Mumbai: Growing inflationary pressures on the domestic economy owing to the unprecedented jump in international crude oil prices might prompt the Reserve Bank to resort to more liquidity tightening measures, such as a further hike in Cash Reserve Ratios, a top banking industry official said.
“You may probably see some more liquidity controls like the CRR being altered again...if oil prices go beyond tolerable levels..,” J&K Bank’s Chairman and Chief Executive Officer, Haseeb A Drabu, told reporters on the sidelines of a seminar.
Drabu said the bank has seen pressure on its margins in the last fiscal, due to the general market environment and slowdown in the economy, with the slowdown more visible in its retail and credit portfolios.
“We do see some impact. This is becasue of the general environment and also due to a slowdown in the country’s economy. While there is a visible slowdown in retail and real estate portfolios, industrial credit segment has been less affected,” he said.

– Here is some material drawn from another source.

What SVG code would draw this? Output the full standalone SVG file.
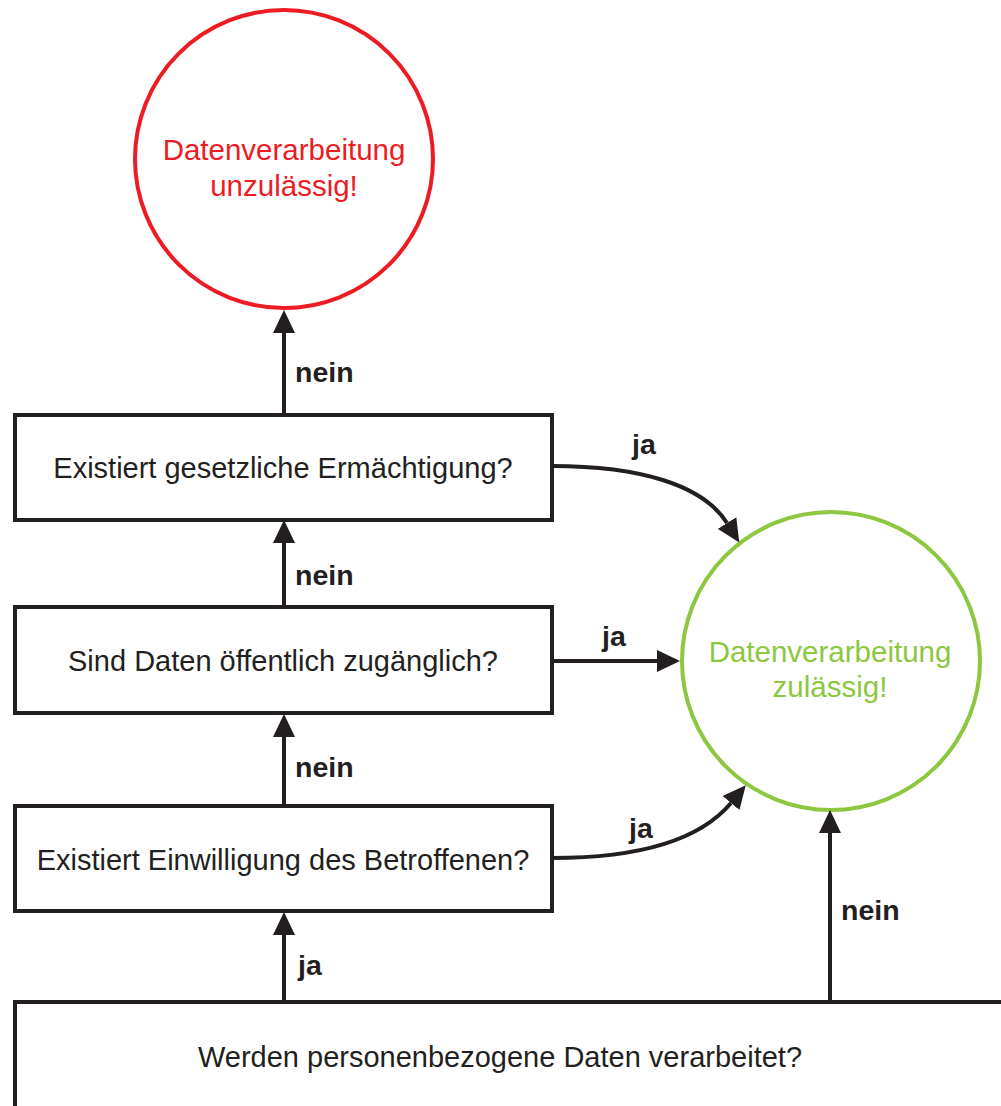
<svg xmlns="http://www.w3.org/2000/svg" width="1001" height="1106" viewBox="0 0 1001 1106">
<style>
.box{fill:#fff;stroke:#231f20;stroke-width:4}
.t{font-family:"Liberation Sans",Arial,sans-serif;font-size:29px;fill:#231f20;text-anchor:middle}
.lbl{font-family:"Liberation Sans",Arial,sans-serif;font-size:28.5px;font-weight:bold;fill:#231f20}
.c{fill:none;stroke:#231f20;stroke-width:4}
.ct{font-family:"Liberation Sans",Arial,sans-serif;font-size:29.5px;text-anchor:middle}
</style>
<defs>
<marker id="ah" markerUnits="userSpaceOnUse" markerWidth="23" markerHeight="22" refX="0" refY="11" orient="auto" viewBox="0 0 23 22">
<path d="M0,0 L23,11 L0,22 z" fill="#231f20"/>
</marker>
</defs>
<g id="node-unzulaessig">
<circle cx="284" cy="159" r="149" fill="#fff" stroke="#ed1c24" stroke-width="4"/>
<text class="ct" x="284" y="160" fill="#ed1c24">Datenverarbeitung</text>
<text class="ct" x="284" y="196" fill="#ed1c24">unzulässig!</text>
</g>
<g id="node-zulaessig">
<circle cx="831" cy="661" r="149" fill="#fff" stroke="#8dc63f" stroke-width="4"/>
<text class="ct" x="830" y="662" fill="#8dc63f">Datenverarbeitung</text>
<text class="ct" x="830" y="697" fill="#8dc63f">zulässig!</text>
</g>
<g id="node-ermaechtigung">
<rect class="box" x="15" y="415" width="537" height="105"/>
<text class="t" x="283" y="478">Existiert gesetzliche Ermächtigung?</text>
</g>
<g id="node-oeffentlich">
<rect class="box" x="15" y="607" width="537" height="106"/>
<text class="t" x="283" y="671">Sind Daten öffentlich zugänglich?</text>
</g>
<g id="node-einwilligung">
<rect class="box" x="15" y="806" width="537" height="105"/>
<text class="t" x="283" y="870">Existiert Einwilligung des Betroffenen?</text>
</g>
<g id="node-personenbezogen">
<rect class="box" x="15" y="1002" width="1000" height="120"/>
<text class="t" x="500" y="1067">Werden personenbezogene Daten verarbeitet?</text>
</g>
<g id="connectors">
<path class="c" d="M284,413 L284,333" marker-end="url(#ah)"/>
<path class="c" d="M284,605 L284,543" marker-end="url(#ah)"/>
<path class="c" d="M284,804 L284,737" marker-end="url(#ah)"/>
<path class="c" d="M284,1000 L284,935" marker-end="url(#ah)"/>
<path class="c" d="M830,1000 L830,833" marker-end="url(#ah)"/>
<path class="c" d="M552,661 L657,661" marker-end="url(#ah)"/>
<path class="c" d="M552,466 C640,466 703,485 727,523" marker-end="url(#ah)"/>
<path class="c" d="M552,858 C640,858 700,840 731,803" marker-end="url(#ah)"/>
<text class="lbl" x="295" y="382">nein</text>
<text class="lbl" x="295" y="585">nein</text>
<text class="lbl" x="295" y="777">nein</text>
<text class="lbl" x="298" y="975">ja</text>
<text class="lbl" x="841" y="920">nein</text>
<text class="lbl" x="632" y="454">ja</text>
<text class="lbl" x="602" y="646">ja</text>
<text class="lbl" x="629" y="838">ja</text>
</g>
</svg>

The bank has targeted a 35% growth in its net profit for the fiscal year and a 30% growth in its credit off-take, he said.
J&K Bank, presently, has a deposit base of Rs 28,000 crore which is expected to go upto Rs 36,000 crore by the year-end while the contribution of current account, savings accounts deposits (CASA) is likely to go up to 42% of the total deposits from the present 40%, Drabu said.